Unless you’ve spent the last half-decade living out your days as some form of woodland hermit, you’re aware that Kyle Shanahan has a practically unparalleled offensive brilliance.
He’s one of the league’s greatest offensive minds, but his genius is especially apparent when it comes to the design of the run game, as despite suffering frequent injuries to quarterbacks, running backs, offensive skill players, and offensive linemen, the 49ers run game never stops churning.
So, with that in mind, what about Shanahan’s offense makes it so difficult to defend, and how does he put so much strain on the defense?
“I think if you look at it from a broader perspective, they do a lot of things [with their run game],” safety P.J. Locke said, during a locker room conversation on Thursday. “They do a lot of things, a lot of motion, and they come out in a lot of different personnels, a lot of different formations, and you got to get that narrowed down and kind of look at the small perspective of it and figure out what they’re doing in certain formations and then kind of narrow it down from there. But other than that, man, they just do a lot of stuff. And if you get caught up in trying to figure out what they’re trying to do in every situation, that’s when they got you.”
What Locke is highlighting is a consistent discussion point of the Kyle Shanahan offense. They can attack you in so many different ways and have such a wide variety of plays they can run at any time, as the motion aids their pursuit of favorable offensive looks.
“What makes it so difficult is the fact that they like getting to different formations, they move and they have jet motions, they have all this stuff to like, get you looking elsewhere,” Bradley Chubb said on Thursday. “And they also got great blockers when it comes to like the perimeter guy like [George] Kittle and Trent [Williams] and [Kyle] Juszczyk, all those guys can like bow up and block an edge defender if they need to, so I feel like just the combination of scheme and the players they have has been successful.”
Motions also force the defense to quickly shift and communicate, and those quick adjustments can lead to chaos the offense can then exploit.
This was underlined by Broncos’ star defensive lineman Dre’Mont Jones.
“A team that moves that much, it makes it hard to figure out where they’re going because they have so many different pieces, they can go either direction,” Jones said. “When a team gets set and still, it’s only a certain amount of plays they can do. So, it kind of limits a down when they’re not moving.”
The insane variety and complexity of looks was a consistent theme highlighted by the Denver Broncos defense when asked about the challenges of defending Kyle Shanahan’s offense, and the talent the 49ers possess on offense was another.

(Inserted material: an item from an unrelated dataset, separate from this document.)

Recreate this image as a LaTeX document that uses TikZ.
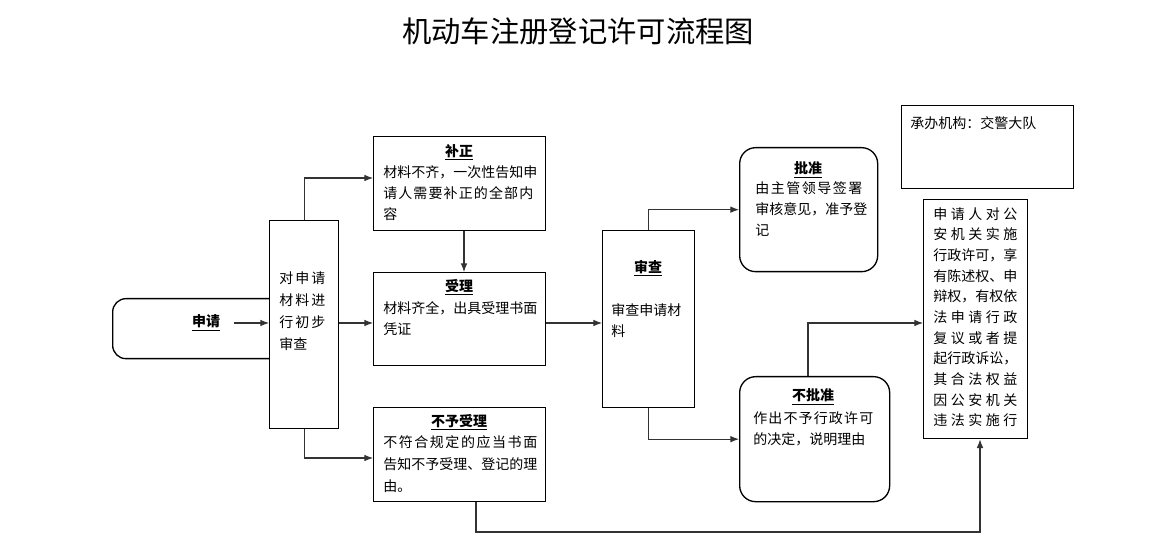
\documentclass[tikz,border=0pt]{standalone}
\usepackage{fontspec}
\setmainfont{Noto Sans CJK SC}
\usepackage{xcolor}
\usetikzlibrary{arrows.meta}
\definecolor{linegray}{rgb}{0.2,0.2,0.2}

\newcommand{\spreadline}[2]{\makebox[#1][s]{\spaceskip=0pt plus 1fil #2}}
\newcommand{\boxtitle}[1]{\textbf{\underline{#1}}}

\tikzset{
  flowbox/.style={draw, line width=1pt, fill=white, inner sep=0pt, anchor=north west},
  roundbox/.style={flowbox, rounded corners=12pt},
  boxtext/.style={anchor=north west, inner sep=0pt, align=left, font=\fontsize{10.5pt}{16pt}\selectfont},
  titletext/.style={inner sep=0pt, font=\fontsize{10.5pt}{12pt}\selectfont},
  arrowline/.style={line width=0.8pt, draw=linegray, -{Latex[length=6.5pt,width=5pt]}},
}

\begin{document}
\begin{tikzpicture}[x=0.75pt,y=0.75pt,yscale=-1]
\useasboundingbox (0,0) rectangle (1152,548);

% Title
\node (title) [font=\fontsize{22pt}{26pt}\selectfont] at (578,31) {机动车注册登记许可流程图};

%Rounded Rect: application
\node (shenqing) [roundbox, rounded corners=10pt, minimum width=141pt, minimum height=45pt] at (112,298) {};
%Shape: Rectangle: first check
\node (duishen) [flowbox, minimum width=51.75pt, minimum height=156pt] at (269,220) {};
%Shape: Rectangle: correction
\node (buzheng) [flowbox, minimum width=129pt, minimum height=70.5pt] at (373,136) {};
%Shape: Rectangle: accept
\node (shouli) [flowbox, minimum width=129pt, minimum height=69.75pt] at (373,272) {};
%Shape: Rectangle: reject
\node (buyu) [flowbox, minimum width=129pt, minimum height=70.5pt] at (373,407) {};
%Shape: Rectangle: review
\node (shencha) [flowbox, minimum width=69pt, minimum height=132.75pt] at (602,230) {};
%Rounded Rect: approve
\node (pizhun) [roundbox, minimum width=103.5pt, minimum height=93pt] at (739,147) {};
%Rounded Rect: not approve
\node (bupizhun) [roundbox, minimum width=112.5pt, minimum height=93.75pt] at (739,376) {};
%Shape: Rectangle: office
\node (chengban) [flowbox, minimum width=129pt, minimum height=62.25pt] at (901,105) {};
%Shape: Rectangle: rights
\node (quanli) [flowbox, minimum width=78pt, minimum height=179.25pt] at (923,199) {};

\coordinate (midrow) at (0,323);
\coordinate (bottomrow) at (0,532);
\coordinate (shenqing-out) at (234,323);

%Straight Lines
\draw [arrowline] (shenqing-out) -- (shenqing-out -| duishen.west);
\draw [arrowline] (duishen.north) |- (buzheng.west |- 0,178);
\draw [arrowline] (buzheng.south -| 464,0) -- (shouli.north -| 464,0);
\draw [arrowline] (duishen.east |- midrow) -- (shouli.west |- midrow);
\draw [arrowline] (duishen.south) |- (buyu.west |- 0,458);
\draw [arrowline] (shouli.east |- midrow) -- (shencha.west |- midrow);
\draw [arrowline] (shencha.north) |- (pizhun.west);
\draw [arrowline] (shencha.south) |- (bupizhun.west);
\draw [arrowline] (bupizhun.north -| 808,0) |- (quanli.west |- midrow);
\draw [arrowline] (buyu.south -| 476,0) |- (bottomrow -| 980,0) -- (quanli.south -| 980,0);

% Text Node
\node (shenqing-t) [titletext] at (206,323) {\boxtitle{申请}};
% Text Node
\node (duishen-t) [boxtext, font=\fontsize{10.5pt}{16.5pt}\selectfont] at (279,271) {\spreadline{34.5pt}{对 申 请}\\ \spreadline{34.5pt}{材 料 进}\\ \spreadline{34.5pt}{行 初 步}\\ 审查};
% Text Node
\node (buzheng-h) [titletext] at (459,152) {\boxtitle{补正}};
\node (buzheng-t) [boxtext] at (383,165) {材料不齐，一次性告知申\\ \spreadline{112.5pt}{请 人 需 要 补 正 的 全 部 内}\\ 容};
% Text Node
\node (shouli-h) [titletext] at (459,287) {\boxtitle{受理}};
\node (shouli-t) [boxtext] at (383,301) {材料齐全，出具受理书面\\ 凭证};
% Text Node
\node (buyu-h) [titletext] at (459,422) {\boxtitle{不予受理}};
\node (buyu-t) [boxtext, font=\fontsize{10.5pt}{16.6pt}\selectfont] at (383,435) {\spreadline{115.5pt}{不 符 合 规 定 的 应 当 书 面}\\ 告知不予受理、登记的理\\ 由。};
% Text Node
\node (shencha-h) [titletext] at (648,268) {\boxtitle{审查}};
\node (shencha-t) [boxtext] at (611,303) {审查申请材\\ 料};
% Text Node
\node (pizhun-h) [titletext] at (808,170) {\boxtitle{批准}};
\node (pizhun-t) [boxtext] at (755,181) {\spreadline{80.25pt}{由 主 管 领 导 签 署}\\ 审核意见，准予登\\ 记};
% Text Node
\node (bupizhun-h) [titletext] at (813,397) {\boxtitle{不批准}};
\node (bupizhun-t) [boxtext] at (753,411) {\spreadline{90pt}{作 出 不 予 行 政 许 可}\\ 的决定，说明理由};
% Text Node
\node (chengban-t) [boxtext] at (910,116) {承办机构：交警大队};
% Text Node
\node (quanli-t) [boxtext, font=\fontsize{10.5pt}{15.5pt}\selectfont] at (933,207) {\spreadline{63pt}{申 请 人 对 公}\\ \spreadline{63pt}{安 机 关 实 施}\\ 行政许可，享\\ 有陈述权、申\\ 辩权，有权依\\ \spreadline{63pt}{法 申 请 行 政}\\ \spreadline{63pt}{复 议 或 者 提}\\ 起行政诉讼，\\ \spreadline{63pt}{其 合 法 权 益}\\ \spreadline{63pt}{因 公 安 机 关}\\ \spreadline{63pt}{违 法 实 施 行}};

\end{tikzpicture}
\end{document}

“Well, anytime you have a motion, it bumps a defense in certain areas, you know, they can motion one way — can be a jet motion one way and they can run back both away,” Locke said. “It can be a jet motion one way and they still run that way and they could get to the edge quicker and set the edge for the defense, when that’s really our (the defense’s) job. So they capture the edge, and that’s when you’re in trouble. So, it’s just different stuff like that, it’s just a bunch of motion, different type of run concepts, different type of pass concepts. So, kind of like I said, you got to narrow those things down and kind of slow the game down for you.”

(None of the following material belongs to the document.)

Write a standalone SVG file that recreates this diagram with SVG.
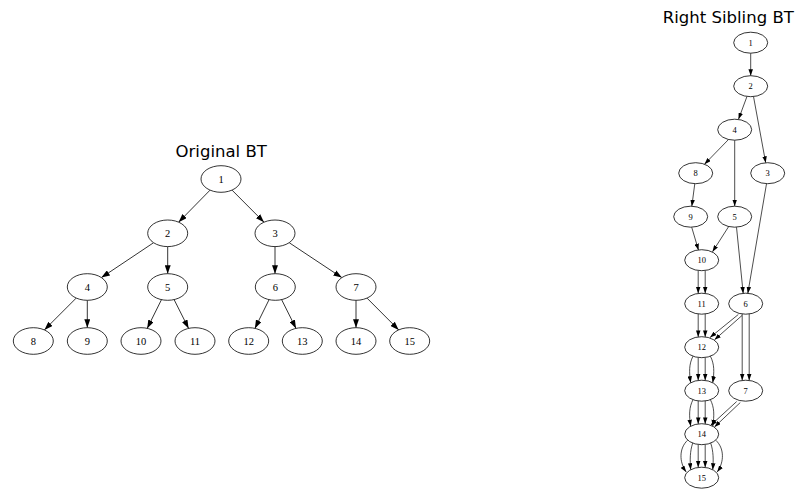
<svg xmlns="http://www.w3.org/2000/svg" width="804" height="502" viewBox="0 0 804 502">
<style>
.title{font-family:"DejaVu Sans",sans-serif;font-size:16.5px;fill:#000;text-anchor:middle}
.n ellipse{fill:#fff;stroke:#000;stroke-width:0.8}
.L text{font-family:"Liberation Serif",serif;font-size:10.5px;text-anchor:middle;fill:#000}
.R text{font-family:"Liberation Serif",serif;font-size:8.5px;text-anchor:middle;fill:#000}
.eL path{fill:none;stroke:#000;stroke-width:0.8;marker-end:url(#aL)}
.eR path{fill:none;stroke:#000;stroke-width:0.7;marker-end:url(#aR)}
</style>
<defs>
<marker id="aL" viewBox="0 0 10 7" markerUnits="userSpaceOnUse" markerWidth="8.5" markerHeight="6" refX="10" refY="3.5" orient="auto"><path d="M0,0 L10,3.5 L0,7 z" fill="#000"/></marker>
<marker id="aR" viewBox="0 0 10 7" markerUnits="userSpaceOnUse" markerWidth="6.5" markerHeight="4.6" refX="10" refY="3.5" orient="auto"><path d="M0,0 L10,3.5 L0,7 z" fill="#000"/></marker>
</defs>
<rect width="804" height="502" fill="#fff"/>
<text class="title" x="221.2" y="156.5">Original BT</text>
<text class="title" x="728.3" y="22.5">Right Sibling BT</text>

<g id="edges-original" class="eL">
<path d="M210.1,190.1 L178.6,222.2"/>
<path d="M232,190.1 L264,222.2"/>
<path d="M153.6,242.7 L101.4,277.6"/>
<path d="M167.7,246.6 L167.7,273.7"/>
<path d="M275,246.6 L275,273.7"/>
<path d="M289.2,242.7 L341.8,277.6"/>
<path d="M76.2,298.1 L44.4,329.9"/>
<path d="M87.3,300.3 L87.3,327.7"/>
<path d="M161.5,299.6 L147.2,328.4"/>
<path d="M174.1,299.6 L188.6,328.4"/>
<path d="M269.1,299.6 L254.9,328.4"/>
<path d="M281.6,299.6 L296,328.4"/>
<path d="M356,300.3 L356,327.7"/>
<path d="M367,298.1 L398.7,329.9"/>
</g>

<g id="nodes-original" class="n L">
<g id="o1"><ellipse cx="221" cy="179" rx="20" ry="13.3"/><text x="221" y="182.7">1</text></g>
<g id="o2"><ellipse cx="167.7" cy="233.3" rx="20" ry="13.3"/><text x="167.7" y="237">2</text></g>
<g id="o3"><ellipse cx="275" cy="233.3" rx="20" ry="13.3"/><text x="275" y="237">3</text></g>
<g id="o4"><ellipse cx="87.3" cy="287" rx="20" ry="13.3"/><text x="87.3" y="290.7">4</text></g>
<g id="o5"><ellipse cx="167.7" cy="287" rx="20" ry="13.3"/><text x="167.7" y="290.7">5</text></g>
<g id="o6"><ellipse cx="275.3" cy="287" rx="20" ry="13.3"/><text x="275.3" y="290.7">6</text></g>
<g id="o7"><ellipse cx="356" cy="287" rx="20" ry="13.3"/><text x="356" y="290.7">7</text></g>
<g id="o8"><ellipse cx="33.3" cy="341" rx="20" ry="13.3"/><text x="33.3" y="344.7">8</text></g>
<g id="o9"><ellipse cx="87.3" cy="341" rx="20" ry="13.3"/><text x="87.3" y="344.7">9</text></g>
<g id="o10"><ellipse cx="141" cy="341" rx="20" ry="13.3"/><text x="141" y="344.7">10</text></g>
<g id="o11"><ellipse cx="195" cy="341" rx="20" ry="13.3"/><text x="195" y="344.7">11</text></g>
<g id="o12"><ellipse cx="248.7" cy="341" rx="20" ry="13.3"/><text x="248.7" y="344.7">12</text></g>
<g id="o13"><ellipse cx="302.3" cy="341" rx="20" ry="13.3"/><text x="302.3" y="344.7">13</text></g>
<g id="o14"><ellipse cx="356" cy="341" rx="20" ry="13.3"/><text x="356" y="344.7">14</text></g>
<g id="o15"><ellipse cx="409.7" cy="341" rx="20" ry="13.3"/><text x="409.7" y="344.7">15</text></g>
</g>

<g id="edges-sibling" class="eR">
<path d="M750.7,53.2 L750.7,75.7"/>
<path d="M747,96.4 L738.5,119.3"/>
<path d="M753.5,96.5 L765.7,162.8"/>
<path d="M728.5,139.5 L704.5,164.2"/>
<path d="M734.7,140.2 L734.7,206.2"/>
<path d="M694.8,183.6 L691.8,206.3"/>
<path d="M766.5,183.8 L747.8,293.4"/>
<path d="M736.5,227.2 L743.2,293.4"/>
<path d="M691.7,227.2 L698.5,250.2"/>
<path d="M729,226 L712.5,251.8"/>
<path d="M698.2,270.5 L698.2,293.4"/>
<path d="M705.2,270.5 L705.2,293.4"/>
<path d="M698.2,314 L698.2,336.9"/>
<path d="M705.2,314 L705.2,336.9"/>
<path d="M738.3,314.5 L710,337.5"/>
<path d="M742,315.5 L714.5,339.8"/>
<path d="M742.2,314 L742.2,380.4"/>
<path d="M749.2,314 L749.2,380.4"/>
<path d="M693,356.2 C689,364 689,372 690.7,382.7"/>
<path d="M698.2,357.5 L698.2,380.4"/>
<path d="M705.2,357.5 L705.2,380.4"/>
<path d="M710.4,356.2 C714.4,364 714.4,372 712.7,382.7"/>
<path d="M693,399.7 C689,407.5 689,415.5 690.7,426.2"/>
<path d="M698.2,401 L698.2,423.9"/>
<path d="M705.2,401 L705.2,423.9"/>
<path d="M710.4,399.7 C714.4,407.5 714.4,415.5 712.7,426.2"/>
<path d="M736.7,401.5 L710.5,425.5"/>
<path d="M740.3,402.5 L714.5,427"/>
<path d="M687.7,440.2 C679,448 679,462 686.2,472"/>
<path d="M692.7,443.1 C690,451 689.8,460 690.7,469.7"/>
<path d="M698.2,444.5 L698.2,467.4"/>
<path d="M705.2,444.5 L705.2,467.4"/>
<path d="M710.7,443.1 C713.4,451 713.6,460 712.7,469.7"/>
<path d="M715.7,440.2 C724.4,448 724.4,462 717.2,472"/>
</g>

<g id="nodes-sibling" class="n R">
<g id="r1"><ellipse cx="750.7" cy="42.7" rx="17" ry="10.5"/><text x="750.7" y="45.7">1</text></g>
<g id="r2"><ellipse cx="750.7" cy="86.2" rx="17" ry="10.5"/><text x="750.7" y="89.2">2</text></g>
<g id="r4"><ellipse cx="734.7" cy="129.7" rx="17" ry="10.5"/><text x="734.7" y="132.7">4</text></g>
<g id="r8"><ellipse cx="695.7" cy="173.2" rx="17" ry="10.5"/><text x="695.7" y="176.2">8</text></g>
<g id="r3"><ellipse cx="767.7" cy="173.2" rx="17" ry="10.5"/><text x="767.7" y="176.2">3</text></g>
<g id="r9"><ellipse cx="690.7" cy="216.7" rx="17" ry="10.5"/><text x="690.7" y="219.7">9</text></g>
<g id="r5"><ellipse cx="734.7" cy="216.7" rx="17" ry="10.5"/><text x="734.7" y="219.7">5</text></g>
<g id="r10"><ellipse cx="701.7" cy="260.2" rx="17" ry="10.5"/><text x="701.7" y="263.2">10</text></g>
<g id="r11"><ellipse cx="701.7" cy="303.7" rx="17" ry="10.5"/><text x="701.7" y="306.7">11</text></g>
<g id="r6"><ellipse cx="745.7" cy="303.7" rx="17" ry="10.5"/><text x="745.7" y="306.7">6</text></g>
<g id="r12"><ellipse cx="701.7" cy="347.2" rx="17" ry="10.5"/><text x="701.7" y="350.2">12</text></g>
<g id="r13"><ellipse cx="701.7" cy="390.7" rx="17" ry="10.5"/><text x="701.7" y="393.7">13</text></g>
<g id="r7"><ellipse cx="745.7" cy="390.7" rx="17" ry="10.5"/><text x="745.7" y="393.7">7</text></g>
<g id="r14"><ellipse cx="701.7" cy="434.2" rx="17" ry="10.5"/><text x="701.7" y="437.2">14</text></g>
<g id="r15"><ellipse cx="701.7" cy="477.7" rx="17" ry="10.5"/><text x="701.7" y="480.7">15</text></g>
</g>
</svg>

Meanwhile, Dre’Mont Jones primarily focused on the talent of the 49ers’ offense.
“I think the biggest reason is the fact that they have a receiver and running back in one. In one person. Which is number 19,” Jones said of the challenges of facing Kyle Shanahan. “I think he expends that offense a lot.”
So what about that is so difficult to defend?
“Just the fact that he can run the ball, and he can catch the ball, and he winds up at No. 1 receiver, No. 2 receiver, No. 3 receiver,” Jones said in a jokingly nonchalant fashion. “I think he’s the most moving part of the offense.”
And what strain does all that movement and variety — a consistent theme that is emerging here — put on the defense, and the defensive linemen in particular?
“It doesn’t necessarily strain us, it more so just lets us know what we need to highlight,” Jones said. “So, he gets the ball a lot, and we know he has a higher chance to get the ball no matter where he lines up, and he’s dynamic when he [carries the ball], so we’ve got to make sure we key him. Our motto, as a D line, is, ‘setting a vertical edge isn’t vertical enough,’ because they’d like to stretch out to the sidelines and to the numbers. So we got to really just like do a good job of readjusting the line of scrimmage back as far as we can. So we can make [those runs] not bounce. We can cut it off and have our boys in the middle takeover.”
It will be exciting to see if this talented Broncos defense is up to the challenge of defending the offense of Kyle Shanahan on Sunday night.